Dans notre analysenous examinerons également la question de l’oxymore en ce qu’il fait travailler les rapports homme/femme qui sont définis d’emblée, dans le titre du roman par l’emploi du génitif, comme une relation de possession. Le génitif inscrit la femme en position d’objet dépendant du masculin, position doublement fictive dans la mesure où Sarah est le seul personnage dont les pensées ne sont pas dévoilées et qui échappe au contrôle de l’instance narrative masculine, et deuxièmement où la « possession » sexuelle dont il est question, “woman” en anglais n’ayant pas la même ambiguïté qu’en français est ici un euphémisme pour “whore” 138 , se révèle être une fiction inventée par Sarah elle-même pour lui permettre de se libérer des contraintes qu’impose la société victorienne sur les femmes. Le titre illustre donc la contradiction à l’œuvre dans le roman qui énonce une « réalité » que le texte travaille ensuite à défaire. Nous suivrons particulièrement le parcours de Charles qui le mène d’Ernestina à Sarah et qui le laissera à la fin du texte dans une position analogue à celle occupée par Sarah au début.
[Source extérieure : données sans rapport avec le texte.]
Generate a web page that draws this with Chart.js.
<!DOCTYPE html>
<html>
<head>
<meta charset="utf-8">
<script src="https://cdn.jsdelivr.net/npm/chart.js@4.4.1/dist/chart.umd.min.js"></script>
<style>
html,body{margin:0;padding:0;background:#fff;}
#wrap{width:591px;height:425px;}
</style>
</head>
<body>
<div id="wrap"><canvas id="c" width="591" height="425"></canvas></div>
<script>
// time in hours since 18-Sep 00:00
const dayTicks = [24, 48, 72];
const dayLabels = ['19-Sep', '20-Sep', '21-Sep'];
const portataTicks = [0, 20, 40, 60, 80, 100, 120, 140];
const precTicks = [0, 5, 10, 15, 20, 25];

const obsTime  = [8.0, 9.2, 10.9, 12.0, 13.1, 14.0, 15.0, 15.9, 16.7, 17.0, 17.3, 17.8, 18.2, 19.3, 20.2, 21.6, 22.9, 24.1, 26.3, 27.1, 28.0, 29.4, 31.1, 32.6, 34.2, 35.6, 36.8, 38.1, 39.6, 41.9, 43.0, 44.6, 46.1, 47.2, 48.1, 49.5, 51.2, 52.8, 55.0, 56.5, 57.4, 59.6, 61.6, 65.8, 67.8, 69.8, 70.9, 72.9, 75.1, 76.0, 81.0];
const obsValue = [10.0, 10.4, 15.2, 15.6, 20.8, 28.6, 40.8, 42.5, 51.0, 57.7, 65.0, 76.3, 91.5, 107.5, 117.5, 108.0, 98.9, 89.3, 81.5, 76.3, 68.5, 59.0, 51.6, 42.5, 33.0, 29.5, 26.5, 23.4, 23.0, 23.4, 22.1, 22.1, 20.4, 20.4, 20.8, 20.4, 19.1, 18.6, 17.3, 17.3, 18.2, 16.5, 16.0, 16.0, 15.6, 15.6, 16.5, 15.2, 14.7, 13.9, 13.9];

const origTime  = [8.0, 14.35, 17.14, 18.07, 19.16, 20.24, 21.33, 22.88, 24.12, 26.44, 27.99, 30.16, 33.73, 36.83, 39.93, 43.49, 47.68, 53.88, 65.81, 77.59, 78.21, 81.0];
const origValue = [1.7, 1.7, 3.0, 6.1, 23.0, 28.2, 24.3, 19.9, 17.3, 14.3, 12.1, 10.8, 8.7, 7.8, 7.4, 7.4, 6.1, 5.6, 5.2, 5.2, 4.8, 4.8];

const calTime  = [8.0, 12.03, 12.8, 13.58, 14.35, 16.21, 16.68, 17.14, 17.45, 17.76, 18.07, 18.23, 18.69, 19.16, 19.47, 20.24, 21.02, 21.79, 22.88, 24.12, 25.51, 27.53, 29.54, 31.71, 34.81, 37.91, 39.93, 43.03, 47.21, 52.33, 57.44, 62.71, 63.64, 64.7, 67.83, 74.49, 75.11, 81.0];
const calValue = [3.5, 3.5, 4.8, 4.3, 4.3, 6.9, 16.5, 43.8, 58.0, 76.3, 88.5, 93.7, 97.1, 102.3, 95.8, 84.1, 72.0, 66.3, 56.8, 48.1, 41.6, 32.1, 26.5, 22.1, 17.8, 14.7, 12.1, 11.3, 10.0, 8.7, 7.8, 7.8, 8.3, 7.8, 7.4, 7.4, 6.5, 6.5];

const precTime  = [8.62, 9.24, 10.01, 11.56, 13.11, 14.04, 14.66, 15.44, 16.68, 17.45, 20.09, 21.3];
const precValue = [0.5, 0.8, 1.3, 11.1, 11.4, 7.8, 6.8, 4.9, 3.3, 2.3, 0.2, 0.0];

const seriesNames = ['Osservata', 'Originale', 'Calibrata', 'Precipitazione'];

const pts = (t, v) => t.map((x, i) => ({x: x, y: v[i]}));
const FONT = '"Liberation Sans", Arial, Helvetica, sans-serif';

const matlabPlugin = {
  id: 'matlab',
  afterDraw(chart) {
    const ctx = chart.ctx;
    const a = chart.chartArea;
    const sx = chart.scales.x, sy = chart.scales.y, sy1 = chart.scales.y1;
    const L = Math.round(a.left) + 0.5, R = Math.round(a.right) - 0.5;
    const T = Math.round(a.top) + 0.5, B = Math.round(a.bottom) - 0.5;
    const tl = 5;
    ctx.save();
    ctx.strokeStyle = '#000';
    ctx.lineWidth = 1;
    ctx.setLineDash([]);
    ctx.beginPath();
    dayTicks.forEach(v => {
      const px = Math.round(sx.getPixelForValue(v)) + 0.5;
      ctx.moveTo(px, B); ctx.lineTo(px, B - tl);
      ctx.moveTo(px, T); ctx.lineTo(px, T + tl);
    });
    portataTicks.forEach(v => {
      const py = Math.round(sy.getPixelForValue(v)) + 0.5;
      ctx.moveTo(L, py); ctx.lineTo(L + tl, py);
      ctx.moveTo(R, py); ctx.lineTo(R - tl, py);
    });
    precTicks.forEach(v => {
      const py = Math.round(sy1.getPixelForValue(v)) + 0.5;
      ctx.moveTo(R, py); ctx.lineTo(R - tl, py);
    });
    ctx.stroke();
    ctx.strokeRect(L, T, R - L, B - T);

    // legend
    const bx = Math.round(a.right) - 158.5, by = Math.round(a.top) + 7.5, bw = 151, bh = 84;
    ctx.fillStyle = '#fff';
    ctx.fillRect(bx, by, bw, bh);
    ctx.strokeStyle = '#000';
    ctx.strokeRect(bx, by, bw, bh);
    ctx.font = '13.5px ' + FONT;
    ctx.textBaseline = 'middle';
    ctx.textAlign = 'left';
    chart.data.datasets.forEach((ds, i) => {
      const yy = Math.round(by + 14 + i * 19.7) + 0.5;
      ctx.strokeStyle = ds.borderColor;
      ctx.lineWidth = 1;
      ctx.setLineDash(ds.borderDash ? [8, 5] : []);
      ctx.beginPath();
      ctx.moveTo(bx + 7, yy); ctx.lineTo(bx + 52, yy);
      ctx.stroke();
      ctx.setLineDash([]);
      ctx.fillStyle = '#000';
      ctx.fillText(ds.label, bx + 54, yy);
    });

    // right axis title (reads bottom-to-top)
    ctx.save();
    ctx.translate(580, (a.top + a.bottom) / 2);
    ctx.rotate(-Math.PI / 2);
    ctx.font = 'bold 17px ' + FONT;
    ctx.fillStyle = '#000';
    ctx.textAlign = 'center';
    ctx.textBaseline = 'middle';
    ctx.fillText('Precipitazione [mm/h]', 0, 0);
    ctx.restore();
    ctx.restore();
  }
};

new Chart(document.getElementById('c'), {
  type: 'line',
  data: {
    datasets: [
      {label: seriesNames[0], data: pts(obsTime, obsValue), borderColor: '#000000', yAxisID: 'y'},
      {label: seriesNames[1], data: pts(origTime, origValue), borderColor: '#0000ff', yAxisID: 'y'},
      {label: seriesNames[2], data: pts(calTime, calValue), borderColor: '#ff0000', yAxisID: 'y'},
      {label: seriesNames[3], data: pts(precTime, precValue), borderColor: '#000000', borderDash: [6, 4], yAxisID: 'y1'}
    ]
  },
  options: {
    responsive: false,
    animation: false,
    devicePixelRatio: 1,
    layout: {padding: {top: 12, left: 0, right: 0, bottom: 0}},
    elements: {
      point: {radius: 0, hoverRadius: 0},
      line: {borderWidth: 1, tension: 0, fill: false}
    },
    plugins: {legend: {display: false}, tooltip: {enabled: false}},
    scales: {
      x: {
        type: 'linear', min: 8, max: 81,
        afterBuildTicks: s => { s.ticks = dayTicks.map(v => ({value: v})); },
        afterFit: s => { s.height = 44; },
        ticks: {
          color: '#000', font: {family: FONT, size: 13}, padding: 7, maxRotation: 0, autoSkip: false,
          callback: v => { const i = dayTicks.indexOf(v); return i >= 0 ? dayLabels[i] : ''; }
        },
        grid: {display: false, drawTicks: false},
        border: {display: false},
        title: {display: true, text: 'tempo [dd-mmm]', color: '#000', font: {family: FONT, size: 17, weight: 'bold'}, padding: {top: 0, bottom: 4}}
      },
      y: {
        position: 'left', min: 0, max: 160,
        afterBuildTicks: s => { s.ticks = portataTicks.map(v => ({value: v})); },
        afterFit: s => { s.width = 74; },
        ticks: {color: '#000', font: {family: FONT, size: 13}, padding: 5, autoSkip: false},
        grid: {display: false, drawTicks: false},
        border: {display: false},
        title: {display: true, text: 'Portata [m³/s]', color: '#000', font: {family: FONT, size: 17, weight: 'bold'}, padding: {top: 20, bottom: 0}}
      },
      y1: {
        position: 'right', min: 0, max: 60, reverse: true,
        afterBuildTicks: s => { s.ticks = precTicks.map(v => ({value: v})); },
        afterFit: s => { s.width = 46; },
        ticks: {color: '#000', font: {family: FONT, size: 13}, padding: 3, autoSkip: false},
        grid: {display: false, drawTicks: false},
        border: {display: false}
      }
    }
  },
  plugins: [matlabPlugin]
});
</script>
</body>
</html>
La notion de complétude textuelle ou sexuelle, sous-entendue par ces deux parties, se soutient d’une part d’une recherche d’identité mais également d’une problématique originaire qui se joue sur deux niveaux : au niveau du texte où le roman renoue avec la tradition romanesque victorienne et au niveau du sujet. En ce qui concerne le protagoniste, l’intérêt que porte Charles aux théories de Darwin, auteur de L’Origine de l’Espèce, attire notre attention sur le fantasme originaire qui le pousse et souligne le contraste entre lui et Mr. Freeman, le « self-made man » victorien qui, pour sa part, préfère ne rien en savoir et essaie, au contraire, de soumettre à sa volonté ceux que l’ordre social précédent mettait au rang au-dessus de lui.
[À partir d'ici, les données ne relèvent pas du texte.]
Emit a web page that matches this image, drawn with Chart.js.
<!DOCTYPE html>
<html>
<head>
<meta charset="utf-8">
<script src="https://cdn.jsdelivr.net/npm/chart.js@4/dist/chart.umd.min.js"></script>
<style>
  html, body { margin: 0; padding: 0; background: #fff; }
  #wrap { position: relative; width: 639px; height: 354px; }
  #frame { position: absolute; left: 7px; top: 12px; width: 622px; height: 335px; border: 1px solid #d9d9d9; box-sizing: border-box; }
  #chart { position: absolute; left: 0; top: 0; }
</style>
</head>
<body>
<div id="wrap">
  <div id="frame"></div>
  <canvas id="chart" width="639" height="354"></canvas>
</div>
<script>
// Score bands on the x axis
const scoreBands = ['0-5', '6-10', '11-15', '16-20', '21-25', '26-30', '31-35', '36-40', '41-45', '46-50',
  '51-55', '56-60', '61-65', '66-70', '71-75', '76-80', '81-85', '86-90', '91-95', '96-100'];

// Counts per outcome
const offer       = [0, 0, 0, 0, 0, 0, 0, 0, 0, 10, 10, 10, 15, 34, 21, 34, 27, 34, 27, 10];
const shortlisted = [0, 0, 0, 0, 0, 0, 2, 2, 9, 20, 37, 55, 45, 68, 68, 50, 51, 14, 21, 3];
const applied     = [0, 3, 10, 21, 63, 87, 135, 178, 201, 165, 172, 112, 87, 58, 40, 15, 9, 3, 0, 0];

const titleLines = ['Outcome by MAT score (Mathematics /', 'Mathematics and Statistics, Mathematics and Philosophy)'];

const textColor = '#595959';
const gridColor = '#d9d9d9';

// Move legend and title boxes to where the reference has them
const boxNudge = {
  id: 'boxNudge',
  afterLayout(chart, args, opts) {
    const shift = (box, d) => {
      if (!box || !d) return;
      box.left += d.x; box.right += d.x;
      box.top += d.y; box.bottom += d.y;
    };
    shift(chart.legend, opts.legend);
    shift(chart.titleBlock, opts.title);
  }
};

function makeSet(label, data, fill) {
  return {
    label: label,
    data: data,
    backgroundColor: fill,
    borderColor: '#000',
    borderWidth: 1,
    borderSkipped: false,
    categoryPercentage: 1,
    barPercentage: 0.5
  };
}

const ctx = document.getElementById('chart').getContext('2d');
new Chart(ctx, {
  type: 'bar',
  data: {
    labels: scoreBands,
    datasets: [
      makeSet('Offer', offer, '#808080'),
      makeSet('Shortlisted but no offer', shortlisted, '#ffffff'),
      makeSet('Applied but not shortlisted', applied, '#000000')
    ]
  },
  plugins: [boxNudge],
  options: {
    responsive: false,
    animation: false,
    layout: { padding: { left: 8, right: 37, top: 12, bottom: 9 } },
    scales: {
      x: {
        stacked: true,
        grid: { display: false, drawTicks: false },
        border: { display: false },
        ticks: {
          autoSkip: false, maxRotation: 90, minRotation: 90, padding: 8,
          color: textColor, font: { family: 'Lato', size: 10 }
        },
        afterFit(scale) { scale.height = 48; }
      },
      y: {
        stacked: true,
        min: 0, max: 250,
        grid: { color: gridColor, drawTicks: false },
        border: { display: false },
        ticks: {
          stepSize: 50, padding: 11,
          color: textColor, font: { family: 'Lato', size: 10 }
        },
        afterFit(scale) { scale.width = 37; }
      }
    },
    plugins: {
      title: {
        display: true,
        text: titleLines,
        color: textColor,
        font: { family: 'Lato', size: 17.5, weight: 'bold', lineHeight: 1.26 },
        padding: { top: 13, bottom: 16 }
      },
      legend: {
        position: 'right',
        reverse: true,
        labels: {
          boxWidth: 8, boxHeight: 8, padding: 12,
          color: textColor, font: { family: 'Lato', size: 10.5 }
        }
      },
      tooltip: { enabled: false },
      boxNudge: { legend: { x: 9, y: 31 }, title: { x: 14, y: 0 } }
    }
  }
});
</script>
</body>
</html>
Le roman victorien appartient à ce que Catherine Belsey appelle “classic realism” et qu’elle définit par trois caractéristiques qui sont l’illusion, la clôture et une hiérarchie des discours qui permet d’établir la « vérité » de l’histoire. 139 Ce type de roman, qui met en place une histoire linéaire qui tend vers sa fin, doit cohabiter ici avec une instance narrative moderne qui met non seulement en cause la linéarité causative mais aussi la « fictionalisation » du récit par l’introduction d’éléments de la réalité hors texte non pas pour créer un « effet de réel » Barthésien mais pour souligner la discordance, brouillant la limite entre le monde de la fiction et le monde réel.

Notes
137.

T. S. Eliot, “Journey of the Magi”, Collected Poems 1909-1962, (London, Faber & Faber, 1974, p. 110).

138.

D’où l’hésitation du traducteur qui traduit le titre du roman par « Sarah et le Lieutenant Français » tandis que le film s’intitule « La maîtresse du Lieutenant Français ».

139.

« illusionism, narrative which leads to closure, and a hierarchy of discourses which establishes the “truth” of the story.” Catherine Belsey, Critical Practice (London, Methuen, 1980, p. 70).